**Recorded data**
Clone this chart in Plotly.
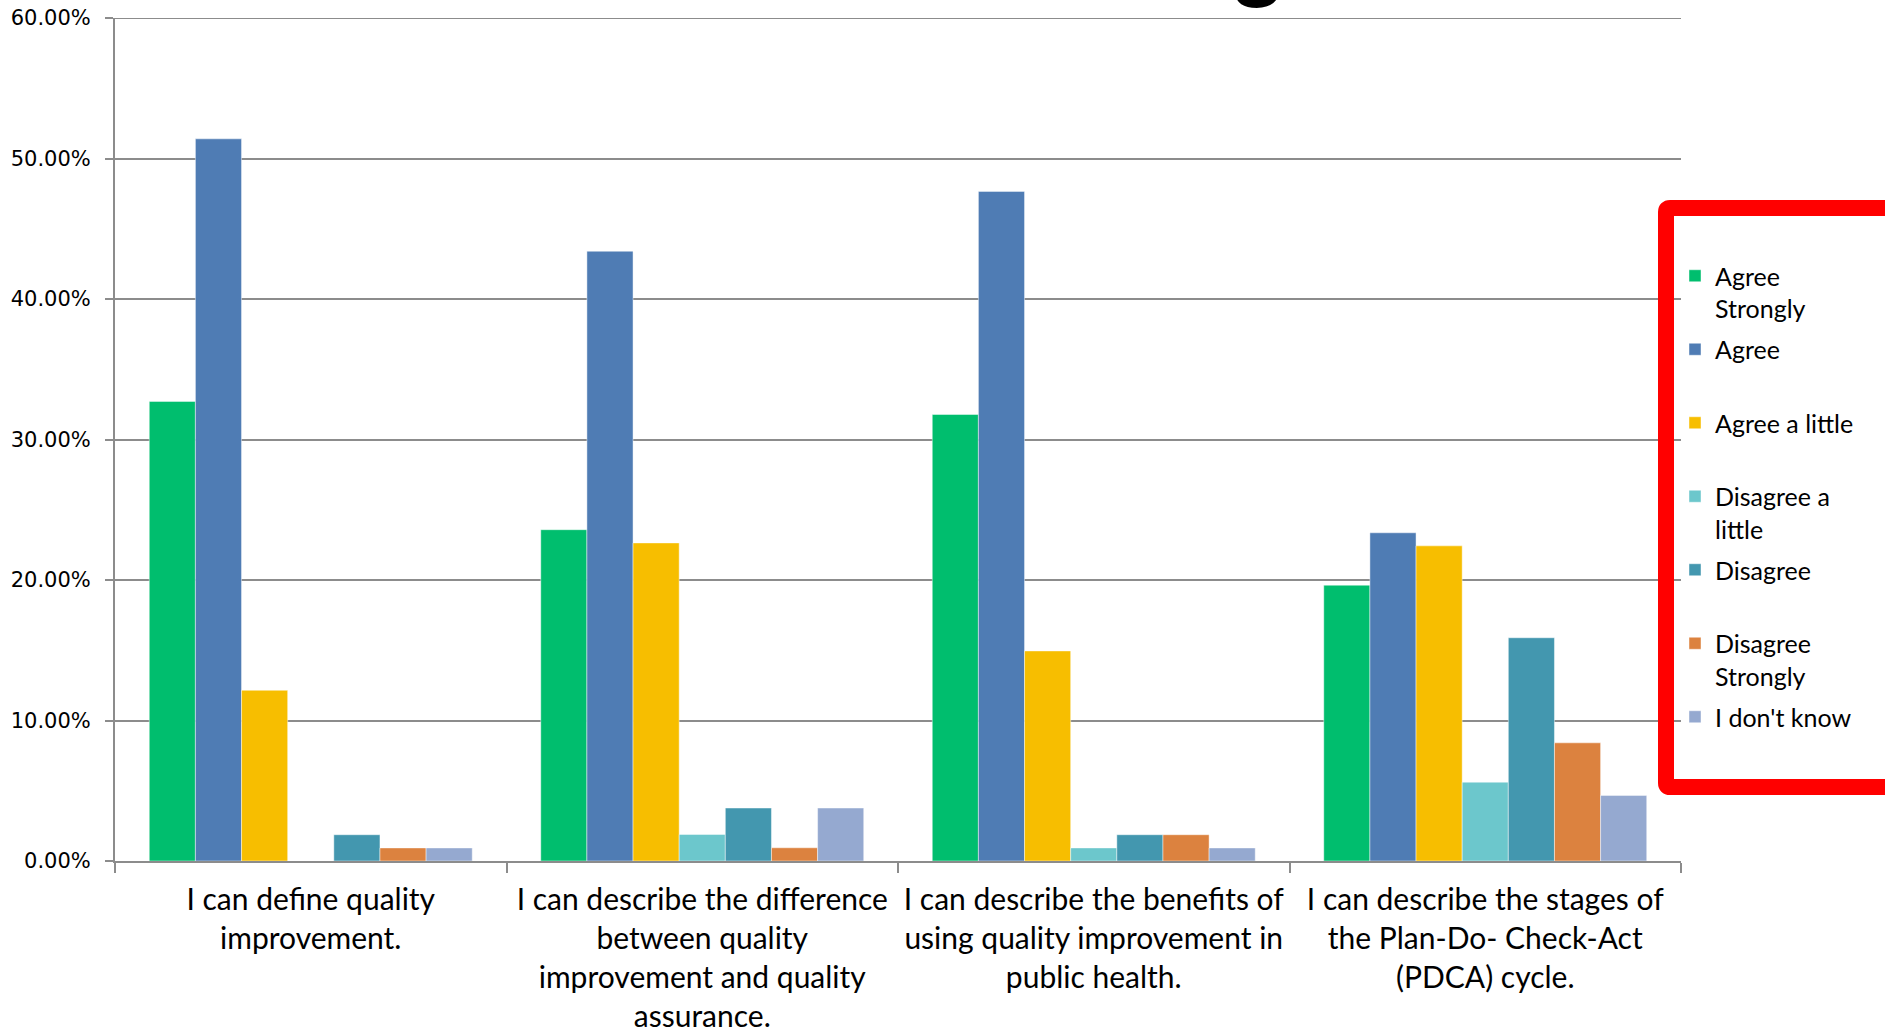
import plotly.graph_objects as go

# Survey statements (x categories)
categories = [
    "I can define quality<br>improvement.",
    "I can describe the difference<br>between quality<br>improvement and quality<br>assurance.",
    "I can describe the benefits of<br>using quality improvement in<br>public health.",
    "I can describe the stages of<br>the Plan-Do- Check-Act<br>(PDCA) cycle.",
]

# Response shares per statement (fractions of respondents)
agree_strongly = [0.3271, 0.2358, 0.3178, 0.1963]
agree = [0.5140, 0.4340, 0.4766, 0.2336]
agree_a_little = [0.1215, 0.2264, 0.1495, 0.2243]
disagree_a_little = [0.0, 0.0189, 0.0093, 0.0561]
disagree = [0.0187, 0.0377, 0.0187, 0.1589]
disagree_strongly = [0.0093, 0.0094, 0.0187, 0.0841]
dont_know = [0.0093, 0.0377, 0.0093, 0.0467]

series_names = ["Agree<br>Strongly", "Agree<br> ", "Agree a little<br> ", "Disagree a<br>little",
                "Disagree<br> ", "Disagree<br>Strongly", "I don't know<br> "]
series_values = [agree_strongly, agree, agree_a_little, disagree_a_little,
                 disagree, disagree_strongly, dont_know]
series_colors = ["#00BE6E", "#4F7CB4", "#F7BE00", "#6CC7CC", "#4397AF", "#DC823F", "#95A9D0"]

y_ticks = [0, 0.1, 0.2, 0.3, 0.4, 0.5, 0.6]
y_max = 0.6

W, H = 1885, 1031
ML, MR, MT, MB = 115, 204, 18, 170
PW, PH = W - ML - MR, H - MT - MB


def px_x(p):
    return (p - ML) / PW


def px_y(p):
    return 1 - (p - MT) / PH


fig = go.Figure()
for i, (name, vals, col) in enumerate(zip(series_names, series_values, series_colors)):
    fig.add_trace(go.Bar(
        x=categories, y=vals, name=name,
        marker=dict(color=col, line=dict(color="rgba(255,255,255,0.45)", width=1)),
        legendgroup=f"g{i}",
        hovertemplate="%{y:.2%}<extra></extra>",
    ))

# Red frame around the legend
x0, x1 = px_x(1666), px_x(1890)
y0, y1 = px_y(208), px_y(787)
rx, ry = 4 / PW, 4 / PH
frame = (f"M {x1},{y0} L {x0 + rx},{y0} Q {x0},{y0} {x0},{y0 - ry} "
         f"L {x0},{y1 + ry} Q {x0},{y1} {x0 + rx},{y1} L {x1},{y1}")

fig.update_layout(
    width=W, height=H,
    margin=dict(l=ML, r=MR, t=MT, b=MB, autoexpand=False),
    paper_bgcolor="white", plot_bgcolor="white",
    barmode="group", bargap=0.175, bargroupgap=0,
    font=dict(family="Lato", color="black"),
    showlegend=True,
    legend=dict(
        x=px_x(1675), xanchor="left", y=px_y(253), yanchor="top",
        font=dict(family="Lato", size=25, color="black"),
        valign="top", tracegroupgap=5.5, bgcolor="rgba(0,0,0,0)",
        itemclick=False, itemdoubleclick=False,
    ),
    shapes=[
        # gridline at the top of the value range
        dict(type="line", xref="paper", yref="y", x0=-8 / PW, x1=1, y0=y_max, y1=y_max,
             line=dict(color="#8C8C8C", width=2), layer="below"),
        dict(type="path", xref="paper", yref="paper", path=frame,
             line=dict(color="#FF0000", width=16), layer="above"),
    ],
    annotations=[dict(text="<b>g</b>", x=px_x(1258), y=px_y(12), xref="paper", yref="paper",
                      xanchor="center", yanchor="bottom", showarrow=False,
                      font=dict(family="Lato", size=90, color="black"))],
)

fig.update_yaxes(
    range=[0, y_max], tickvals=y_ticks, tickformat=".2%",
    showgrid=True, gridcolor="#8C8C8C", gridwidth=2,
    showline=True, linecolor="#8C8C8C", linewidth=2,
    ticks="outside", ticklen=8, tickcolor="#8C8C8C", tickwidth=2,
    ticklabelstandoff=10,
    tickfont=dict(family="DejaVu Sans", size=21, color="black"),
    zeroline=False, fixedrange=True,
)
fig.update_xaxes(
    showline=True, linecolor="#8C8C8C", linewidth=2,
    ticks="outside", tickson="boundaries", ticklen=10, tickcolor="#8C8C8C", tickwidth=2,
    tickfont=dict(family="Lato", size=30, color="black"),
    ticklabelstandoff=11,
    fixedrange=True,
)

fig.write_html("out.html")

**Your objective**
Repeat the data exactly in full, omitting its pictures.

**Result**
Clone this chart in Plotly.
import plotly.graph_objects as go

# Survey statements (x categories)
categories = [
    "I can define quality<br>improvement.",
    "I can describe the difference<br>between quality<br>improvement and quality<br>assurance.",
    "I can describe the benefits of<br>using quality improvement in<br>public health.",
    "I can describe the stages of<br>the Plan-Do- Check-Act<br>(PDCA) cycle.",
]

# Response shares per statement (fractions of respondents)
agree_strongly = [0.3271, 0.2358, 0.3178, 0.1963]
agree = [0.5140, 0.4340, 0.4766, 0.2336]
agree_a_little = [0.1215, 0.2264, 0.1495, 0.2243]
disagree_a_little = [0.0, 0.0189, 0.0093, 0.0561]
disagree = [0.0187, 0.0377, 0.0187, 0.1589]
disagree_strongly = [0.0093, 0.0094, 0.0187, 0.0841]
dont_know = [0.0093, 0.0377, 0.0093, 0.0467]

series_names = ["Agree<br>Strongly", "Agree<br> ", "Agree a little<br> ", "Disagree a<br>little",
                "Disagree<br> ", "Disagree<br>Strongly", "I don't know<br> "]
series_values = [agree_strongly, agree, agree_a_little, disagree_a_little,
                 disagree, disagree_strongly, dont_know]
series_colors = ["#00BE6E", "#4F7CB4", "#F7BE00", "#6CC7CC", "#4397AF", "#DC823F", "#95A9D0"]

y_ticks = [0, 0.1, 0.2, 0.3, 0.4, 0.5, 0.6]
y_max = 0.6

W, H = 1885, 1031
ML, MR, MT, MB = 115, 204, 18, 170
PW, PH = W - ML - MR, H - MT - MB


def px_x(p):
    return (p - ML) / PW


def px_y(p):
    return 1 - (p - MT) / PH


fig = go.Figure()
for i, (name, vals, col) in enumerate(zip(series_names, series_values, series_colors)):
    fig.add_trace(go.Bar(
        x=categories, y=vals, name=name,
        marker=dict(color=col, line=dict(color="rgba(255,255,255,0.45)", width=1)),
        legendgroup=f"g{i}",
        hovertemplate="%{y:.2%}<extra></extra>",
    ))

# Red frame around the legend
x0, x1 = px_x(1666), px_x(1890)
y0, y1 = px_y(208), px_y(787)
rx, ry = 4 / PW, 4 / PH
frame = (f"M {x1},{y0} L {x0 + rx},{y0} Q {x0},{y0} {x0},{y0 - ry} "
         f"L {x0},{y1 + ry} Q {x0},{y1} {x0 + rx},{y1} L {x1},{y1}")

fig.update_layout(
    width=W, height=H,
    margin=dict(l=ML, r=MR, t=MT, b=MB, autoexpand=False),
    paper_bgcolor="white", plot_bgcolor="white",
    barmode="group", bargap=0.175, bargroupgap=0,
    font=dict(family="Lato", color="black"),
    showlegend=True,
    legend=dict(
        x=px_x(1675), xanchor="left", y=px_y(253), yanchor="top",
        font=dict(family="Lato", size=25, color="black"),
        valign="top", tracegroupgap=5.5, bgcolor="rgba(0,0,0,0)",
        itemclick=False, itemdoubleclick=False,
    ),
    shapes=[
        # gridline at the top of the value range
        dict(type="line", xref="paper", yref="y", x0=-8 / PW, x1=1, y0=y_max, y1=y_max,
             line=dict(color="#8C8C8C", width=2), layer="below"),
        dict(type="path", xref="paper", yref="paper", path=frame,
             line=dict(color="#FF0000", width=16), layer="above"),
    ],
    annotations=[dict(text="<b>g</b>", x=px_x(1258), y=px_y(12), xref="paper", yref="paper",
                      xanchor="center", yanchor="bottom", showarrow=False,
                      font=dict(family="Lato", size=90, color="black"))],
)

fig.update_yaxes(
    range=[0, y_max], tickvals=y_ticks, tickformat=".2%",
    showgrid=True, gridcolor="#8C8C8C", gridwidth=2,
    showline=True, linecolor="#8C8C8C", linewidth=2,
    ticks="outside", ticklen=8, tickcolor="#8C8C8C", tickwidth=2,
    ticklabelstandoff=10,
    tickfont=dict(family="DejaVu Sans", size=21, color="black"),
    zeroline=False, fixedrange=True,
)
fig.update_xaxes(
    showline=True, linecolor="#8C8C8C", linewidth=2,
    ticks="outside", tickson="boundaries", ticklen=10, tickcolor="#8C8C8C", tickwidth=2,
    tickfont=dict(family="Lato", size=30, color="black"),
    ticklabelstandoff=11,
    fixedrange=True,
)

fig.write_html("out.html")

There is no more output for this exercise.